= DATA EXCERPT =
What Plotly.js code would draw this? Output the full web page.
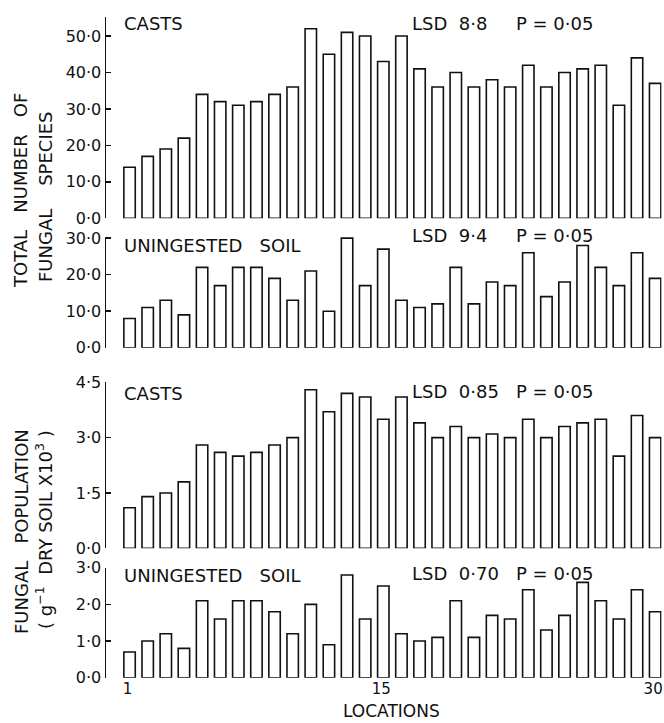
<!DOCTYPE html>
<html>
<head>
<meta charset="utf-8">
<script src="https://cdn.plot.ly/plotly-3.0.1.min.js"></script>
<style>html,body{margin:0;padding:0;background:#fff}</style>
</head>
<body>
<div id="chart" style="width:664px;height:723px"></div>
<script>
// Data
const locations = Array.from({length: 30}, (_, i) => i + 1);
const castsSpecies = [14,17,19,22,34,32,31,32,34,36,52,45,51,50,43,50,41,36,40,36,38,36,42,36,40,41,42,31,44,37];
const soilSpecies  = [8,11,13,9,22,17,22,22,19,13,21,10,30,17,27,13,11,12,22,12,18,17,26,14,18,28,22,17,26,19];
const castsPop     = [1.1,1.4,1.5,1.8,2.8,2.6,2.5,2.6,2.8,3.0,4.3,3.7,4.2,4.1,3.5,4.1,3.4,3.0,3.3,3.0,3.1,3.0,3.5,3.0,3.3,3.4,3.5,2.5,3.6,3.0];
const soilPop      = [0.7,1.0,1.2,0.8,2.1,1.6,2.1,2.1,1.8,1.2,2.0,0.9,2.8,1.6,2.5,1.2,1.0,1.1,2.1,1.1,1.7,1.6,2.4,1.3,1.7,2.6,2.1,1.6,2.4,1.8];

const tickVals1 = [0,10,20,30,40,50,55.3];
const tickText1 = ['0·0','10·0','20·0','30·0','40·0','50·0',' '];
const tickVals2 = [0,10,20,30];
const tickText2 = ['0·0','10·0','20·0','30·0'];
const tickVals3 = [0,1.5,3,4.5];
const tickText3 = ['0·0','1·5','3·0','4·5'];
const tickVals4 = [0,1,2,3];
const tickText4 = ['0·0','1·0','2·0','3·0'];
const xTickVals = [1,15,30];
const xTickText = ['1','15','30'];

const S = '\u00a0';
const panelLabels = ['CASTS','UNINGESTED' + S + S + S + 'SOIL','CASTS','UNINGESTED' + S + S + S + 'SOIL'];
const lsdTexts = [
  'LSD' + S + S + '8·8' + S + S + S + S + S + 'P' + S + '=' + S + '0·05',
  'LSD' + S + S + '9·4' + S + S + S + S + S + 'P' + S + '=' + S + '0·05',
  'LSD' + S + S + '0·85' + S + S + S + 'P' + S + '=' + S + '0·05',
  'LSD' + S + S + '0·70' + S + S + S + 'P' + S + '=' + S + '0·05'
];

const FONT = 'DejaVu Sans, Verdana, sans-serif';
const W = 664, H = 723;
const fy = p => (H - p) / H;   // pixel y -> paper
const fx = p => p / W;          // pixel x -> paper

const series = [castsSpecies, soilSpecies, castsPop, soilPop];
const traces = series.map((vals, i) => ({
  type: 'bar',
  x: locations,
  y: vals,
  xaxis: i === 0 ? 'x' : 'x' + (i + 1),
  yaxis: i === 0 ? 'y' : 'y' + (i + 1),
  marker: {color: '#ffffff', line: {color: '#111111', width: 1.6}},
  hoverinfo: 'x+y',
  showlegend: false
}));

const xDomain = [fx(106), fx(661.5)];
function xAxis(showLabels, anchor) {
  return {
    anchor: anchor,
    domain: xDomain,
    range: [-0.3, 30.35],
    showline: false, showgrid: false, zeroline: false,
    ticks: '',
    tickmode: 'array', tickvals: xTickVals, ticktext: xTickText,
    showticklabels: showLabels,
    ticklabeloverflow: 'allow',
    ticklabelshift: -2,
    tickfont: {family: FONT, size: 15, color: '#111'}
  };
}
function yAxis(anchor, domain, range, tv, tt) {
  return {
    anchor: anchor,
    domain: domain,
    range: range,
    showline: true, linecolor: '#111', linewidth: 1.5,
    showgrid: false, zeroline: false,
    ticks: 'inside', ticklen: 5, tickwidth: 1.5, tickcolor: '#111',
    tickmode: 'array', tickvals: tv, ticktext: tt,
    ticklabeloverflow: 'allow',
    tickfont: {family: FONT, size: 16, color: '#111'}
  };
}

const panelTop = [16.7, 236.7, 382.3, 567.7];
const panelZero = [218.3, 347.7, 548.3, 677.7];

const annotations = [];
const labelY = [24, 245, 393, 575];
const lsdY = [23, 236, 391, 573];
for (let i = 0; i < 4; i++) {
  annotations.push({xref: 'paper', yref: 'paper', x: fx(122), y: fy(labelY[i]), xanchor: 'left', yanchor: 'middle',
    text: panelLabels[i], showarrow: false, font: {family: FONT, size: 18, color: '#111'}});
  annotations.push({xref: 'paper', yref: 'paper', x: fx(410), y: fy(lsdY[i]), xanchor: 'left', yanchor: 'middle',
    text: lsdTexts[i], showarrow: false, font: {family: FONT, size: 18, color: '#111'}});
}
// Y titles
annotations.push({xref: 'paper', yref: 'paper', x: fx(21), y: fy(191), xanchor: 'center', yanchor: 'middle', textangle: -90,
  text: 'TOTAL' + S + S + S + 'NUMBER' + S + S + S + 'OF', showarrow: false, font: {family: FONT, size: 18, color: '#111'}});
annotations.push({xref: 'paper', yref: 'paper', x: fx(45), y: fy(197), xanchor: 'center', yanchor: 'middle', textangle: -90,
  text: 'FUNGAL' + S + S + S + S + 'SPECIES', showarrow: false, font: {family: FONT, size: 18, color: '#111'}});
annotations.push({xref: 'paper', yref: 'paper', x: fx(21), y: fy(532), xanchor: 'center', yanchor: 'middle', textangle: -90,
  text: 'FUNGAL' + S + S + S + 'POPULATION', showarrow: false, font: {family: FONT, size: 18, color: '#111'}});
annotations.push({xref: 'paper', yref: 'paper', x: fx(44), y: fy(530), xanchor: 'center', yanchor: 'middle', textangle: -90,
  text: '(' + S + 'g<sup>−1</sup>' + S + S + 'DRY' + S + 'SOIL' + S + 'X10<sup>3</sup>' + S + ')', showarrow: false, font: {family: FONT, size: 18, color: '#111'}});
// X title
annotations.push({xref: 'paper', yref: 'paper', x: fx(391), y: fy(711), xanchor: 'center', yanchor: 'middle',
  text: 'LOCATIONS', showarrow: false, font: {family: FONT, size: 17, color: '#111'}});

const layout = {
  width: W, height: H,
  margin: {l: 0, r: 0, t: 0, b: 0},
  paper_bgcolor: '#ffffff', plot_bgcolor: '#ffffff',
  bargap: 0.37,
  xaxis: xAxis(false, 'y'),
  xaxis2: xAxis(false, 'y2'),
  xaxis3: xAxis(false, 'y3'),
  xaxis4: xAxis(true, 'y4'),
  yaxis:  yAxis('x',  [fy(panelZero[0]), fy(panelTop[0])], [0, 55.3], tickVals1, tickText1),
  yaxis2: yAxis('x2', [fy(panelZero[1]), fy(panelTop[1])], [0, 30.4], tickVals2, tickText2),
  yaxis3: yAxis('x3', [fy(panelZero[2]), fy(panelTop[2])], [0, 4.5], tickVals3, tickText3),
  yaxis4: yAxis('x4', [fy(panelZero[3]), fy(panelTop[3])], [0, 3.0], tickVals4, tickText4),
  annotations: annotations
};

Plotly.newPlot('chart', traces, layout, {displayModeBar: false, staticPlot: true});
</script>
</body>
</html>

= SHORT PROBLEM =
Go through the material above and print all of it exactly, except the pictures.

= CORRECT OUTPUT =
What Plotly.js code would draw this? Output the full web page.
<!DOCTYPE html>
<html>
<head>
<meta charset="utf-8">
<script src="https://cdn.plot.ly/plotly-3.0.1.min.js"></script>
<style>html,body{margin:0;padding:0;background:#fff}</style>
</head>
<body>
<div id="chart" style="width:664px;height:723px"></div>
<script>
// Data
const locations = Array.from({length: 30}, (_, i) => i + 1);
const castsSpecies = [14,17,19,22,34,32,31,32,34,36,52,45,51,50,43,50,41,36,40,36,38,36,42,36,40,41,42,31,44,37];
const soilSpecies  = [8,11,13,9,22,17,22,22,19,13,21,10,30,17,27,13,11,12,22,12,18,17,26,14,18,28,22,17,26,19];
const castsPop     = [1.1,1.4,1.5,1.8,2.8,2.6,2.5,2.6,2.8,3.0,4.3,3.7,4.2,4.1,3.5,4.1,3.4,3.0,3.3,3.0,3.1,3.0,3.5,3.0,3.3,3.4,3.5,2.5,3.6,3.0];
const soilPop      = [0.7,1.0,1.2,0.8,2.1,1.6,2.1,2.1,1.8,1.2,2.0,0.9,2.8,1.6,2.5,1.2,1.0,1.1,2.1,1.1,1.7,1.6,2.4,1.3,1.7,2.6,2.1,1.6,2.4,1.8];

const tickVals1 = [0,10,20,30,40,50,55.3];
const tickText1 = ['0·0','10·0','20·0','30·0','40·0','50·0',' '];
const tickVals2 = [0,10,20,30];
const tickText2 = ['0·0','10·0','20·0','30·0'];
const tickVals3 = [0,1.5,3,4.5];
const tickText3 = ['0·0','1·5','3·0','4·5'];
const tickVals4 = [0,1,2,3];
const tickText4 = ['0·0','1·0','2·0','3·0'];
const xTickVals = [1,15,30];
const xTickText = ['1','15','30'];

const S = '\u00a0';
const panelLabels = ['CASTS','UNINGESTED' + S + S + S + 'SOIL','CASTS','UNINGESTED' + S + S + S + 'SOIL'];
const lsdTexts = [
  'LSD' + S + S + '8·8' + S + S + S + S + S + 'P' + S + '=' + S + '0·05',
  'LSD' + S + S + '9·4' + S + S + S + S + S + 'P' + S + '=' + S + '0·05',
  'LSD' + S + S + '0·85' + S + S + S + 'P' + S + '=' + S + '0·05',
  'LSD' + S + S + '0·70' + S + S + S + 'P' + S + '=' + S + '0·05'
];

const FONT = 'DejaVu Sans, Verdana, sans-serif';
const W = 664, H = 723;
const fy = p => (H - p) / H;   // pixel y -> paper
const fx = p => p / W;          // pixel x -> paper

const series = [castsSpecies, soilSpecies, castsPop, soilPop];
const traces = series.map((vals, i) => ({
  type: 'bar',
  x: locations,
  y: vals,
  xaxis: i === 0 ? 'x' : 'x' + (i + 1),
  yaxis: i === 0 ? 'y' : 'y' + (i + 1),
  marker: {color: '#ffffff', line: {color: '#111111', width: 1.6}},
  hoverinfo: 'x+y',
  showlegend: false
}));

const xDomain = [fx(106), fx(661.5)];
function xAxis(showLabels, anchor) {
  return {
    anchor: anchor,
    domain: xDomain,
    range: [-0.3, 30.35],
    showline: false, showgrid: false, zeroline: false,
    ticks: '',
    tickmode: 'array', tickvals: xTickVals, ticktext: xTickText,
    showticklabels: showLabels,
    ticklabeloverflow: 'allow',
    ticklabelshift: -2,
    tickfont: {family: FONT, size: 15, color: '#111'}
  };
}
function yAxis(anchor, domain, range, tv, tt) {
  return {
    anchor: anchor,
    domain: domain,
    range: range,
    showline: true, linecolor: '#111', linewidth: 1.5,
    showgrid: false, zeroline: false,
    ticks: 'inside', ticklen: 5, tickwidth: 1.5, tickcolor: '#111',
    tickmode: 'array', tickvals: tv, ticktext: tt,
    ticklabeloverflow: 'allow',
    tickfont: {family: FONT, size: 16, color: '#111'}
  };
}

const panelTop = [16.7, 236.7, 382.3, 567.7];
const panelZero = [218.3, 347.7, 548.3, 677.7];

const annotations = [];
const labelY = [24, 245, 393, 575];
const lsdY = [23, 236, 391, 573];
for (let i = 0; i < 4; i++) {
  annotations.push({xref: 'paper', yref: 'paper', x: fx(122), y: fy(labelY[i]), xanchor: 'left', yanchor: 'middle',
    text: panelLabels[i], showarrow: false, font: {family: FONT, size: 18, color: '#111'}});
  annotations.push({xref: 'paper', yref: 'paper', x: fx(410), y: fy(lsdY[i]), xanchor: 'left', yanchor: 'middle',
    text: lsdTexts[i], showarrow: false, font: {family: FONT, size: 18, color: '#111'}});
}
// Y titles
annotations.push({xref: 'paper', yref: 'paper', x: fx(21), y: fy(191), xanchor: 'center', yanchor: 'middle', textangle: -90,
  text: 'TOTAL' + S + S + S + 'NUMBER' + S + S + S + 'OF', showarrow: false, font: {family: FONT, size: 18, color: '#111'}});
annotations.push({xref: 'paper', yref: 'paper', x: fx(45), y: fy(197), xanchor: 'center', yanchor: 'middle', textangle: -90,
  text: 'FUNGAL' + S + S + S + S + 'SPECIES', showarrow: false, font: {family: FONT, size: 18, color: '#111'}});
annotations.push({xref: 'paper', yref: 'paper', x: fx(21), y: fy(532), xanchor: 'center', yanchor: 'middle', textangle: -90,
  text: 'FUNGAL' + S + S + S + 'POPULATION', showarrow: false, font: {family: FONT, size: 18, color: '#111'}});
annotations.push({xref: 'paper', yref: 'paper', x: fx(44), y: fy(530), xanchor: 'center', yanchor: 'middle', textangle: -90,
  text: '(' + S + 'g<sup>−1</sup>' + S + S + 'DRY' + S + 'SOIL' + S + 'X10<sup>3</sup>' + S + ')', showarrow: false, font: {family: FONT, size: 18, color: '#111'}});
// X title
annotations.push({xref: 'paper', yref: 'paper', x: fx(391), y: fy(711), xanchor: 'center', yanchor: 'middle',
  text: 'LOCATIONS', showarrow: false, font: {family: FONT, size: 17, color: '#111'}});

const layout = {
  width: W, height: H,
  margin: {l: 0, r: 0, t: 0, b: 0},
  paper_bgcolor: '#ffffff', plot_bgcolor: '#ffffff',
  bargap: 0.37,
  xaxis: xAxis(false, 'y'),
  xaxis2: xAxis(false, 'y2'),
  xaxis3: xAxis(false, 'y3'),
  xaxis4: xAxis(true, 'y4'),
  yaxis:  yAxis('x',  [fy(panelZero[0]), fy(panelTop[0])], [0, 55.3], tickVals1, tickText1),
  yaxis2: yAxis('x2', [fy(panelZero[1]), fy(panelTop[1])], [0, 30.4], tickVals2, tickText2),
  yaxis3: yAxis('x3', [fy(panelZero[2]), fy(panelTop[2])], [0, 4.5], tickVals3, tickText3),
  yaxis4: yAxis('x4', [fy(panelZero[3]), fy(panelTop[3])], [0, 3.0], tickVals4, tickText4),
  annotations: annotations
};

Plotly.newPlot('chart', traces, layout, {displayModeBar: false, staticPlot: true});
</script>
</body>
</html>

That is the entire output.